What’s Up With the Ending?

Because Having Our Say is structured as a loose memoir rather than a novel, there is no giant climactic event that sews everything up—no crazy action scene or self-revelation or pizza party or anything.

On the surface, it ends the same way it began—with Sadie and Bessie Delany, now old women, living a simple life in the suburbs of Mount Vernon, NY. What a rollicking good time. But this surface-level analysis misses all the good stuff under the surface, as if you ordered a piece of chocolate pie but only ate the crust. Like, are you insane?

You see, the final two chapters show that Sadie and Bessie are becoming a bit more like each other.
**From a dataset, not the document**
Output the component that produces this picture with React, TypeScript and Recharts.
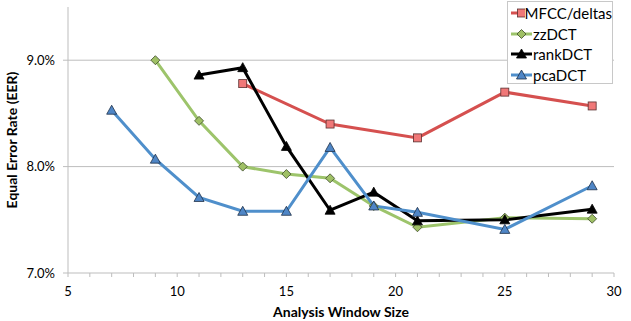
import React from "react";
import { LineChart, Line, XAxis, YAxis, CartesianGrid, Legend, Label } from "recharts";

const FONT = "Lato, 'Open Sans', sans-serif";

const mfccX = [13, 17, 21, 25, 29];
const mfccY = [8.78, 8.4, 8.27, 8.7, 8.57];
const zzX = [9, 11, 13, 15, 17, 19, 21, 25, 29];
const zzY = [9.0, 8.43, 8.0, 7.93, 7.89, 7.63, 7.43, 7.52, 7.51];
const rankX = [11, 13, 15, 17, 19, 21, 25, 29];
const rankY = [8.86, 8.93, 8.19, 7.59, 7.76, 7.49, 7.5, 7.6];
const pcaX = [7, 9, 11, 13, 15, 17, 19, 21, 25, 29];
const pcaY = [8.53, 8.07, 7.71, 7.58, 7.58, 8.18, 7.63, 7.57, 7.41, 7.82];

const xTicks = [5, 6, 7, 8, 9, 10, 11, 12, 13, 14, 15, 16, 17, 18, 19, 20, 21, 22, 23, 24, 25, 26, 27, 28, 29, 30];
const xLabelled = [5, 10, 15, 20, 25, 30];
const yTicks = [7.0, 8.0, 9.0];

const toData = (xs: number[], ys: number[]) => xs.map((x, i) => ({ x, y: ys[i] }));

type Shape = "square" | "diamond" | "triangle";

const drawMarker = (shape: Shape, cx: number, cy: number, fill: string, stroke: string, key?: string) => {
  if (shape === "square") {
    return <rect key={key} x={cx - 4} y={cy - 4} width={8} height={8} fill={fill} stroke={stroke} strokeWidth={0.8} />;
  }
  if (shape === "diamond") {
    return (
      <polygon key={key} points={`${cx},${cy - 4.5} ${cx + 4.5},${cy} ${cx},${cy + 4.5} ${cx - 4.5},${cy}`} fill={fill} stroke={stroke} strokeWidth={0.8} />
    );
  }
  return (
    <polygon key={key} points={`${cx},${cy - 5} ${cx + 5},${cy + 4} ${cx - 5},${cy + 4}`} fill={fill} stroke={stroke} strokeWidth={0.8} />
  );
};

const series = [
  { name: "MFCC/deltas", data: toData(mfccX, mfccY), color: "#d5504f", fill: "#f07878", mstroke: "#5a3030", shape: "square" as Shape },
  { name: "zzDCT", data: toData(zzX, zzY), color: "#9dc46b", fill: "#9fc065", mstroke: "#3c4a2a", shape: "diamond" as Shape },
  { name: "rankDCT", data: toData(rankX, rankY), color: "#000000", fill: "#000000", mstroke: "#000000", shape: "triangle" as Shape },
  { name: "pcaDCT", data: toData(pcaX, pcaY), color: "#4f8fcb", fill: "#4f86c6", mstroke: "#1e3048", shape: "triangle" as Shape },
];

const renderLegend = () => (
  <div
    style={{
      border: "1px solid #c8c8c8",
      background: "#fff",
      width: 104,
      height: 81,
      boxSizing: "content-box",
      fontFamily: FONT,
      fontSize: 15,
      color: "#000",
      textAlign: "left",
    }}
  >
    {series.map((s, i) => (
      <div key={s.name} style={{ display: "flex", alignItems: "center", height: 20.5, marginTop: i === 0 ? 1 : 0 }}>
        <svg width={25} height={14} style={{ display: "block" }}>
          <line x1={3} y1={7} x2={24} y2={7} stroke={s.color} strokeWidth={3} />
          {drawMarker(s.shape, 13.5, 7, s.fill, s.mstroke)}
        </svg>
        <span style={{ lineHeight: "16px" }}>{s.name}</span>
      </div>
    ))}
  </div>
);

export default function App() {
  return (
    <div style={{ position: "absolute", left: 0, top: 0, width: 631, height: 321, background: "#fff" }}>
      <LineChart width={631} height={321} margin={{ top: 7, right: 17, bottom: 0, left: 0 }}>
        <CartesianGrid horizontal={true} vertical={false} stroke="#bdbdbd" strokeWidth={1} horizontalValues={[8.0, 9.0]} />
        <XAxis
          type="number"
          dataKey="x"
          domain={[5, 30]}
          ticks={xTicks}
          interval={0}
          allowDuplicatedCategory={false}
          tickFormatter={(v: number) => (xLabelled.includes(v) ? String(v) : "")}
          tickSize={4}
          tickMargin={10}
          height={48}
          stroke="#bdbdbd"
          tick={{ fill: "#000", fontSize: 13, fontFamily: FONT }}
        >
          <Label value="Analysis Window Size" position="insideBottom" offset={4} style={{ fontFamily: FONT, fontWeight: 700, fontSize: 14, fill: "#000" }} />
        </XAxis>
        <YAxis
          type="number"
          domain={[7.0, 9.5]}
          ticks={yTicks}
          interval={0}
          tickFormatter={(v: number) => v.toFixed(1) + "%"}
          tickSize={5}
          tickMargin={8}
          width={68}
          stroke="#bdbdbd"
          tick={{ fill: "#000", fontSize: 13, fontFamily: FONT }}
        >
          <Label
            value="Equal Error Rate (EER)"
            angle={-90}
            position="insideLeft"
            offset={12}
            style={{ textAnchor: "middle", fontFamily: FONT, fontWeight: 700, fontSize: 14, fill: "#000" }}
          />
        </YAxis>
        <Legend
          layout="horizontal"
          verticalAlign="middle"
          align="center"
          content={renderLegend}
          wrapperStyle={{ position: "absolute", left: 507, top: 1, width: 106, height: 83 }}
        />
        {series.map((s) => (
          <Line
            key={s.name}
            name={s.name}
            data={s.data}
            dataKey="y"
            stroke={s.color}
            strokeWidth={3}
            isAnimationActive={false}
            dot={(p: any) => drawMarker(s.shape, p.cx, p.cy, s.fill, s.mstroke, `${s.name}-${p.index}`)}
            activeDot={false}
          />
        ))}
      </LineChart>
    </div>
  );
}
First we see Sadie stand up to a bunch of gang-affiliated kids who are loitering outside their house, which is usually a task for Bodacious Bessie. Similarly, we see Bessie changing too, softening a tad and bringing her a bit closer to her sister's live-and-let-live mentality.
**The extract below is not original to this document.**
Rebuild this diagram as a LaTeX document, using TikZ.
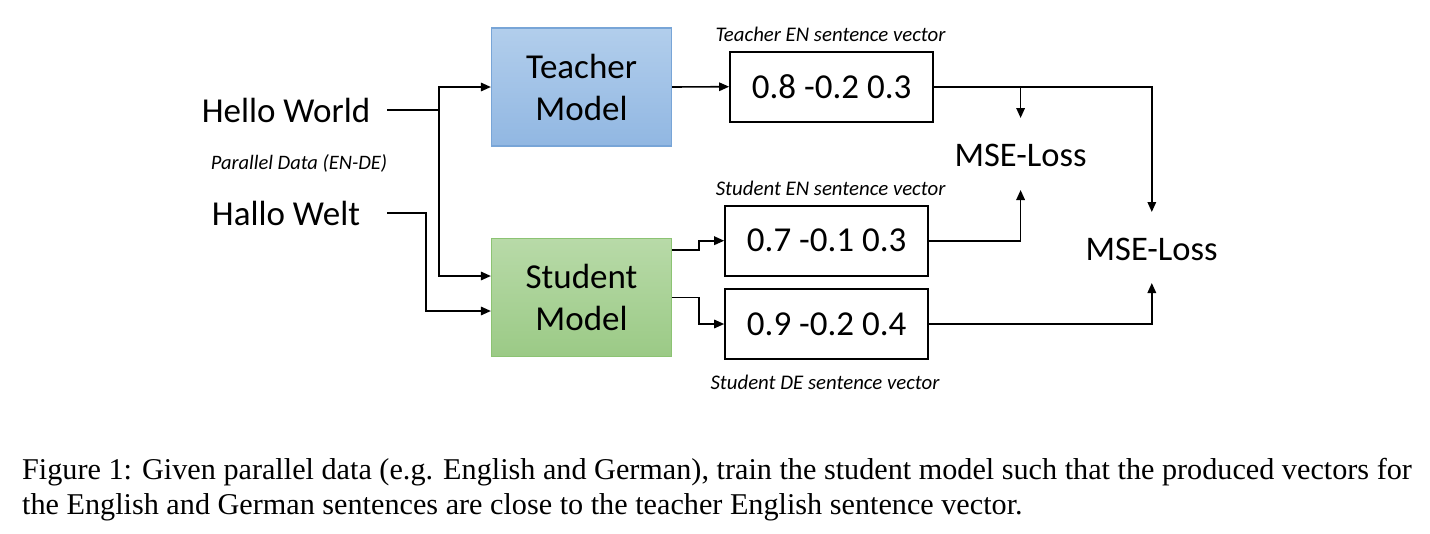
\documentclass[tikz,border=0pt]{standalone}
\usepackage{fontspec}
\setmainfont{Liberation Serif}
\newfontfamily\carfont{Carlito}
\usetikzlibrary{arrows.meta}
\definecolor{tbord}{RGB}{120,165,215}
\definecolor{ttop}{RGB}{178,206,236}
\definecolor{tbot}{RGB}{145,183,226}
\definecolor{sbord}{RGB}{140,195,115}
\definecolor{stop}{RGB}{184,218,168}
\definecolor{sbot}{RGB}{155,202,134}
\begin{document}
\begin{tikzpicture}[x=1pt,y=-1pt,
  ln/.style={line width=1.6pt},
  arr/.style={line width=1.6pt,-{Triangle[length=10pt,width=8.5pt]}},
  model/.style={line width=1.2pt, minimum width=180pt, minimum height=118pt, align=center,
    font=\carfont\fontsize{35}{42}\selectfont, inner sep=0pt},
  vecbox/.style={draw, line width=2pt, minimum width=203pt, minimum height=70pt, inner sep=0pt,
    font=\carfont\fontsize{35}{40}\selectfont},
  big/.style={font=\carfont\fontsize{35}{40}\selectfont, inner sep=0pt},
  loss/.style={font=\carfont\fontsize{34.5}{40}\selectfont, inner sep=0pt},
  lab/.style={font=\carfont\itshape\fontsize{20.8}{24}\selectfont, inner sep=0pt},
  captext/.style={font=\fontsize{30.2}{34}\selectfont, inner sep=0pt, anchor=base west}]
\useasboundingbox (0,0) rectangle (1430,533);
% models
\node[model, draw=tbord, top color=ttop, bottom color=tbot] (teacher) at (581.5,87) {Teacher\\Model};
\node[model, draw=sbord, top color=stop, bottom color=sbot] (student) at (581.5,297.5) {Student\\Model};
% inputs
\node[big] (hw) at (286,110) {Hello World};
\node[big] (hwl) at (286,213) {Hallo Welt};
\node[lab, font=\carfont\itshape\fontsize{20.5}{24}\selectfont] (par) at (299,163) {Parallel Data (EN-DE)};
% vectors
\node[vecbox] (v1) at (831.6,86.7) {0.8 -0.2 0.3};
\node[vecbox] (v2) at (826.7,240.7) {0.7 -0.1 0.3};
\node[vecbox] (v3) at (826.7,324) {0.9 -0.2 0.4};
\node[lab] (l1) at (830.5,34) {Teacher EN sentence vector};
\node[lab] (l2) at (830.6,188) {Student EN sentence vector};
\node[lab] (l3) at (825,382) {Student DE sentence vector};
% losses
\node[loss] (mse1) at (1020.6,155) {MSE-Loss};
\node[loss] (mse2) at (1151.7,249) {MSE-Loss};
% coordinates
\coordinate (hwo) at (387,110);
\coordinate (j1) at (439,110);
\coordinate (hlo) at (387,213);
\coordinate (j2) at (426,213);
\coordinate (b1) at (1020.6,87);
\coordinate (m1top) at (1020.6,118);
\coordinate (m1bot) at (1020.6,190);
\coordinate (m2top) at (1151.8,212);
\coordinate (m2bot) at (1151.8,283);
% connectors
\draw[ln] (hwo) -- (j1);
\draw[arr] (j1) |- (teacher.west);
\draw[arr] (j1) |- ([yshift=21.5pt]student.west);
\draw[arr] (hlo) -- (j2) |- ([yshift=-13.5pt]student.west);
\draw[arr] (teacher.east) -- (v1.west);
\draw[arr] ([yshift=47.5pt]student.east) -- ++(27,0) |- (v2.west);
\draw[arr] (student.east) -- ++(27,0) |- (v3.west);
\draw[arr] (v1.east) -| (m2top);
\draw[arr] (b1) -- (m1top);
\draw[arr] (v2.east) -| (m1bot);
\draw[arr] (v3.east) -| (m2bot);
% caption
\node[captext] (c1) at (22,479) {Figure 1: Given parallel data (e.g. English and German), train the student model such that the produced vectors for};
\node[captext] (c2) at (22,514) {the English and German sentences are close to the teacher English sentence vector.};
\end{tikzpicture}
\end{document}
This reaffirms the fact that each sister is the other's "reason to keep living" (7.32.4). We can talk about the book's take on racism, classism, politics, and American history until the cows come home (and take a little nap, and then hit up Starbucks, and then go back to work, and then…) but the core of the book is the bond between these two maiden ladies. It's only fitting, then, that we close this epic-sized family history with an ode to two sisters who were always there for each other.